● Required work
Return precisely the span of lines from the top of the material below to the line containing "minimum height=36pt, right=4pt", both included. Pictures are excluded.

● Data block
-- BEGIN --
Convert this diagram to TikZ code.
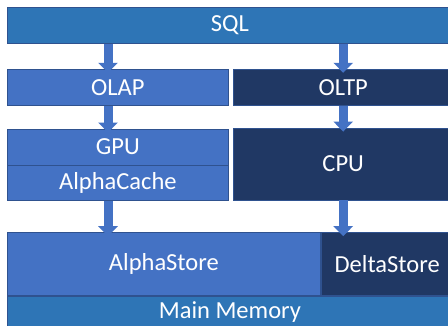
\documentclass[tikz,border=0pt]{standalone}
\usepackage{fontspec}
\setmainfont{Carlito}
\usepackage{xcolor}
\usetikzlibrary{positioning,arrows.meta}

\definecolor{sqlblue}{HTML}{2E75B6}
\definecolor{midblue}{HTML}{4472C4}
\definecolor{navy}{HTML}{203864}
\definecolor{edgeblue}{HTML}{2F528F}

\begin{document}
\begin{tikzpicture}[
    layer/.style={rectangle, draw=edgeblue, line width=0.8pt, text=white, inner sep=0pt,
        font=\fontsize{24.5}{29}\selectfont},
    blockarrow/.style={line width=9pt, draw=midblue, -{Triangle[width=19pt,length=10pt]}}
]
\useasboundingbox (0,0) rectangle (448pt,-326pt);

% Query layer
\node[layer, fill=sqlblue, minimum width=445pt, minimum height=36pt, anchor=north west] (sql) at (7pt,-7pt) {SQL};

% Engines
\node[layer, fill=midblue, minimum width=221pt, minimum height=36pt, below=25pt of sql.south west, anchor=north west] (olap) {OLAP};
\node[layer, fill=navy, minimum width=220pt, minimum height=36pt, right=4pt of olap.north east, anchor=north west] (oltp) {OLTP};

% Processors
\node[layer, fill=midblue, minimum width=221pt, minimum height=36pt, below=23pt of olap.south west, anchor=north west] (gpu) {GPU};
\node[layer, fill=midblue, minimum width=221pt, minimum height=35pt, below=0pt of gpu.south west, anchor=north west] (cache) {AlphaCache};
\node[layer, fill=navy, minimum width=220pt, minimum height=72pt, below=22pt of oltp.south west, anchor=north west] (cpu) {CPU};

% Storage
\node[layer, fill=midblue, minimum width=313pt, minimum height=63pt, below=31pt of cache.south west, anchor=north west] (astore) {AlphaStore};
\node[layer, fill=navy, minimum width=132pt, minimum height=63pt, right=0pt of astore.north east, anchor=north west] (dstore) {DeltaStore};
\node[layer, fill=sqlblue, minimum width=445pt, minimum height=32pt, below=0pt of astore.south west, anchor=north west] (mem) {Main Memory};

% Arrows
\draw[blockarrow] ([xshift=101pt]olap.north west |- sql.south) -- ([xshift=101pt,yshift=-4pt]olap.north west);
\draw[blockarrow] (oltp.north |- sql.south) -- ([yshift=-4pt]oltp.north);
\draw[blockarrow] ([xshift=101pt]olap.south west) -- ([xshift=101pt,yshift=-4pt]gpu.north west);
\draw[blockarrow] (oltp.south) -- ([yshift=-4pt]cpu.north);
\draw[blockarrow] ([xshift=101pt]cache.south west) -- ([xshift=101pt,yshift=-4pt]astore.north west);
\draw[blockarrow] (cpu.south) -- ([yshift=-4pt]cpu.south |- dstore.north);

\end{tikzpicture}
\end{document}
-- END --
● Written response
Convert this diagram to TikZ code.
\documentclass[tikz,border=0pt]{standalone}
\usepackage{fontspec}
\setmainfont{Carlito}
\usepackage{xcolor}
\usetikzlibrary{positioning,arrows.meta}

\definecolor{sqlblue}{HTML}{2E75B6}
\definecolor{midblue}{HTML}{4472C4}
\definecolor{navy}{HTML}{203864}
\definecolor{edgeblue}{HTML}{2F528F}

\begin{document}
\begin{tikzpicture}[
    layer/.style={rectangle, draw=edgeblue, line width=0.8pt, text=white, inner sep=0pt,
        font=\fontsize{24.5}{29}\selectfont},
    blockarrow/.style={line width=9pt, draw=midblue, -{Triangle[width=19pt,length=10pt]}}
]
\useasboundingbox (0,0) rectangle (448pt,-326pt);

% Query layer
\node[layer, fill=sqlblue, minimum width=445pt, minimum height=36pt, anchor=north west] (sql) at (7pt,-7pt) {SQL};

% Engines
\node[layer, fill=midblue, minimum width=221pt, minimum height=36pt, below=25pt of sql.south west, anchor=north west] (olap) {OLAP};
\node[layer, fill=navy, minimum width=220pt, minimum height=36pt, right=4pt of olap.north east, anchor=north west] (oltp) {OLTP};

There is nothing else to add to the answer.